You should only keep the number of animals you have time for looking into the eyes of – each one of them, every day. Only then can you be sure they are all doing well. (Terje Nystbakk, 70 years).
The director follows her sister Rakel as she takes over the family farm; she will be the fourth generation to run the farm. With her wife Ida, she is packing up her life as a musician and heading north. Rakel is enthusiastic, but she is also aware that there is a lot she doesn’t know how to handle. Her wife Ida has never lived on a farm before and will also have to find her place in this new everyday life and in this unfamiliar work.
Rakel’s father has been a farmer for 40 years and knows the challenges that lie ahead of her: years when spring never arrives, summers with significant losses to predators, poor harvests, and sheep on the run.

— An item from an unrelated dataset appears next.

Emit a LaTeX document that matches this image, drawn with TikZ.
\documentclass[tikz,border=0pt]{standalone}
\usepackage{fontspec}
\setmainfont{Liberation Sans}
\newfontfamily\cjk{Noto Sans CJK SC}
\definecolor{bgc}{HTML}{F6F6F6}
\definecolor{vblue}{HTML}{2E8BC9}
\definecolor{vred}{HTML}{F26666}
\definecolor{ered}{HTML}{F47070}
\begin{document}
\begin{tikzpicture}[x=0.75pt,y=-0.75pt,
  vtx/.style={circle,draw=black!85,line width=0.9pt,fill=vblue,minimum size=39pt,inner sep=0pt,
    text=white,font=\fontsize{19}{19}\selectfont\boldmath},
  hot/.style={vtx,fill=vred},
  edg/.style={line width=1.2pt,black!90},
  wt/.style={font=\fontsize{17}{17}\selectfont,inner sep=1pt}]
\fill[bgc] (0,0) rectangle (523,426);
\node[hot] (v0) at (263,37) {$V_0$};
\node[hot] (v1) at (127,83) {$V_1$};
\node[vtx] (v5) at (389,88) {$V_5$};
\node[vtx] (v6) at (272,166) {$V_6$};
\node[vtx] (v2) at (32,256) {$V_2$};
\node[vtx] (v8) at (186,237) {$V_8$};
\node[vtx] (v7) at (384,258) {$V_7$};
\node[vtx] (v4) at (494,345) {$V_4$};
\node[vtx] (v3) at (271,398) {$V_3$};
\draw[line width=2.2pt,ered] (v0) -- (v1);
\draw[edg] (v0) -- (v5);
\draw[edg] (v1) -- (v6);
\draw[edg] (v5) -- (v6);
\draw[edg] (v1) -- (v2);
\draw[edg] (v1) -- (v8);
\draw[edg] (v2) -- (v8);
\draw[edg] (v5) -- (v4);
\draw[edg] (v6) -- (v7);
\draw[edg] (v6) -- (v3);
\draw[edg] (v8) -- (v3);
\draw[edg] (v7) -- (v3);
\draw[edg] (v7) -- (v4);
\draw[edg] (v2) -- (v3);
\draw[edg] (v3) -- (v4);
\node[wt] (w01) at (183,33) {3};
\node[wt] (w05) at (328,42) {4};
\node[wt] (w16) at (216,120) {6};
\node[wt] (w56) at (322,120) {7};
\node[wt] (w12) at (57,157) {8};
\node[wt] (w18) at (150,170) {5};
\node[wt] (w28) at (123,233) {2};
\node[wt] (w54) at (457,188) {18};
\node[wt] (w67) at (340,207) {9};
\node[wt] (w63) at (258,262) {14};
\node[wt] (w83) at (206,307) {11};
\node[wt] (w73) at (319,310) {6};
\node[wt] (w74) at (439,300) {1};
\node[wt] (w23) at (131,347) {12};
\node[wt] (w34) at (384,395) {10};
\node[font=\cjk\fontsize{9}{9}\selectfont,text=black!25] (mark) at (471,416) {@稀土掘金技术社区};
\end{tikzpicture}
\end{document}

Worldwide, small farms struggle to survive. All over, the topsoil is being depleted or overgrown - soil that has been cultivated for hundreds of years. The past year’s pandemic has revealed our vulnerability. Our food security is not guaranteed. Closed borders lead to limited import of both food and labour. Are we able to secure sufficient supplies of food in the future? How will we ensure that this food is cultivated in a way that provides security for future generations as well?
Woolly is a film about making important life choices, retiring when the time is right, being part of a long tradition, and it is about Sheep.